Re: CSV writer/parser inconsistency when using the Table API?

2017-12-22 Thread Fabian Hueske
Hi Cliff,

you are right.
The CsvTableSink and the CsvInputFormat are not in sync. It would be great
if you could open a JIRA ticket for this issue.
As a workaround, you could implement your own CsvTableSink to add a
delimiter after the last field.
The code is straightforward, less than 150 lines simple Scala code [1] (see
CsvFormatter at the end of the file).

Best, Fabian

[1]
https://github.com/apache/flink/blob/master/flink-libraries/flink-table/src/main/scala/org/apache/flink/table/sinks/CsvTableSink.scala

2017-12-22 21:34 GMT+01:00 Cliff Resnick :

> I've been trying out the Table API for some ETL using a two-stage job of
> CsvTableSink (DataSet) -> CsvInputFormat (Stream). I ran into an issue
> where the first stage produces output with trailing null values (valid),
> which causes a parse error in the second stage.
>
> Looking at RowCsvInputFormatTest.java, I noticed that it expects input
> lines with a trailing delimiter, eg. "a|b|c|". Meanwhile, the CsvTableSink
> creates rows in the form of "a|b|c". As long as 'c' is present, this input
> does get successfully parsed by the RowCsvInputFormat. However, if  'c' is
> defined as a number and missing, eg. the row is "a|b|", the Number parser
> will fail on the empty string.
>
> Is there something I am missing, or is there, in fact, an inconsistency
> between the TableSink and the InputFormat?
>


CSV writer/parser inconsistency when using the Table API?

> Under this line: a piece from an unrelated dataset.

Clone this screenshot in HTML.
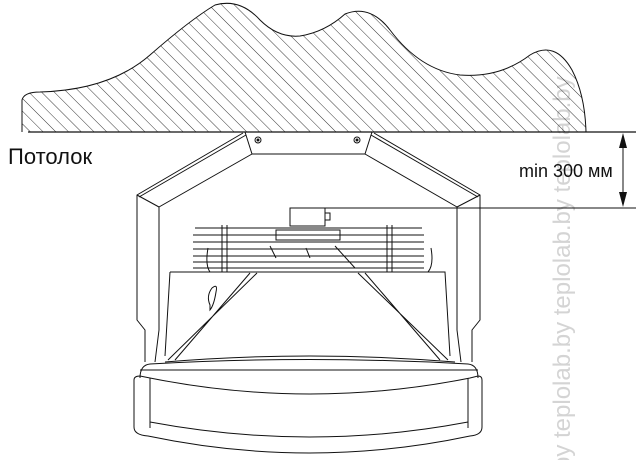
<!DOCTYPE html>
<html><head><meta charset="utf-8"><style>
html,body{margin:0;padding:0;background:#fff;}
svg{display:block;}
</style></head><body>
<svg width="640" height="460" viewBox="0 0 640 460" xmlns="http://www.w3.org/2000/svg">
<defs>
<pattern id="h" patternUnits="userSpaceOnUse" width="9" height="9" patternTransform="rotate(-45)">
<line x1="0" y1="0" x2="0" y2="9" stroke="#222" stroke-width="0.9"/>
</pattern>
<clipPath id="c"><path d="M22,132 L22,100 Q24,92 40,92 Q110,90 150,55 Q190,20 215,5 Q240,-2 260,20 Q278,38 300,36 Q325,32 345,14 Q370,4 390,30 Q420,70 460,75 Q500,78 530,55 Q555,40 572,70 Q585,95 586,132 Z"/></clipPath>
</defs>
<text transform="translate(570,470) rotate(-90)" font-family="Liberation Sans, sans-serif" font-size="24" fill="#d4d4d4">by   teplolab.by   teplolab.by   teplolab.by</text>
<rect x="0" y="0" width="640" height="132" fill="url(#h)" clip-path="url(#c)"/>
<path d="M22,132 L22,100 Q24,92 40,92 Q110,90 150,55 Q190,20 215,5 Q240,-2 260,20 Q278,38 300,36 Q325,32 345,14 Q370,4 390,30 Q420,70 460,75 Q500,78 530,55 Q555,40 572,70 Q585,95 586,132" fill="none" stroke="#111" stroke-width="1"/>
<line x1="28" y1="132" x2="636" y2="132" stroke="#111" stroke-width="1.2"/>
<text x="8" y="164" font-family="Liberation Sans, sans-serif" font-size="22" fill="#111">Потолок</text>
<line x1="290" y1="208" x2="636" y2="208" stroke="#111" stroke-width="1"/>
<line x1="623" y1="140" x2="623" y2="200" stroke="#111" stroke-width="1"/>
<polygon points="623,133 619,148 627,148" fill="#111"/>
<polygon points="623,207 619,192 627,192" fill="#111"/>
<text x="519" y="177" font-family="Liberation Sans, sans-serif" font-size="18" fill="#111">min 300 мм</text>
<g fill="none" stroke="#111" stroke-width="1">
<path d="M245,132 L252,154 L365,154 L372,132"/>
<circle cx="258" cy="140" r="3"/><circle cx="357" cy="140" r="3"/>
<circle cx="258" cy="140" r="1" fill="#111"/><circle cx="357" cy="140" r="1" fill="#111"/>
<path d="M243,133 L137,195 L137,320 L145,330 L145,362"/>
<path d="M246,135 L139,197"/>
<path d="M252,154 L159,207 L159,330 L155,362"/>
<path d="M137,195 L159,207"/>
<path d="M374,133 L480,195 L480,320 L472,330 L472,362"/>
<path d="M371,135 L478,197"/>
<path d="M365,154 L457,207 L457,330 L461,362"/>
<path d="M480,195 L457,207"/>
<rect x="290" y="208" width="35" height="18"/>
<rect x="325" y="213" width="5" height="7"/>
<path d="M195,228 H422 M193,235 H424 M193,242 H424 M193,249 H424 M193,256 H424 M193,262 H424 M193,268 H424"/>
<rect x="276" y="230" width="64" height="10"/>
<path d="M222,225 V272 M227,225 V272 M387,225 V272 M392,225 V272"/>
<path d="M208,248 Q205,265 210,272 M431,248 Q434,265 428,272"/>
<path d="M270,246 L276,258 M306,248 L310,258 M335,246 L355,268"/>
<path d="M170,272 H445 L450,356 M170,272 L165,356"/>
<path d="M257,273 L168,360 M250,273 L175,360 M358,273 L448,360 M365,273 L440,360"/>
<path d="M210,305 Q206,296 212,288 Q218,283 216,292 Q214,305 210,310 Z"/>
<path d="M140,378 Q140,365 150,364 Q310,355 468,364 Q478,365 478,378"/>
<path d="M165,362 Q310,350 455,362"/>
<path d="M140,370 H478"/>
<path d="M134,380 Q134,376 140,376 L150,378 Q310,410 470,378 L478,376 Q482,376 482,380 L482,427 Q482,435 470,436 Q310,470 148,436 Q134,435 134,427 Z"/>
<path d="M150,378 L150,428 M468,378 L468,428"/>
<path d="M150,422 Q310,452 468,422"/>
</g>
</svg>
</body></html>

2017-12-22 Thread Cliff Resnick
I've been trying out the Table API for some ETL using a two-stage job of
CsvTableSink (DataSet) -> CsvInputFormat (Stream). I ran into an issue
where the first stage produces output with trailing null values (valid),
which causes a parse error in the second stage.

Looking at RowCsvInputFormatTest.java, I noticed that it expects input
lines with a trailing delimiter, eg. "a|b|c|". Meanwhile, the CsvTableSink
creates rows in the form of "a|b|c". As long as 'c' is present, this input
does get successfully parsed by the RowCsvInputFormat. However, if  'c' is
defined as a number and missing, eg. the row is "a|b|", the Number parser
will fail on the empty string.

Is there something I am missing, or is there, in fact, an inconsistency
between the TableSink and the InputFormat?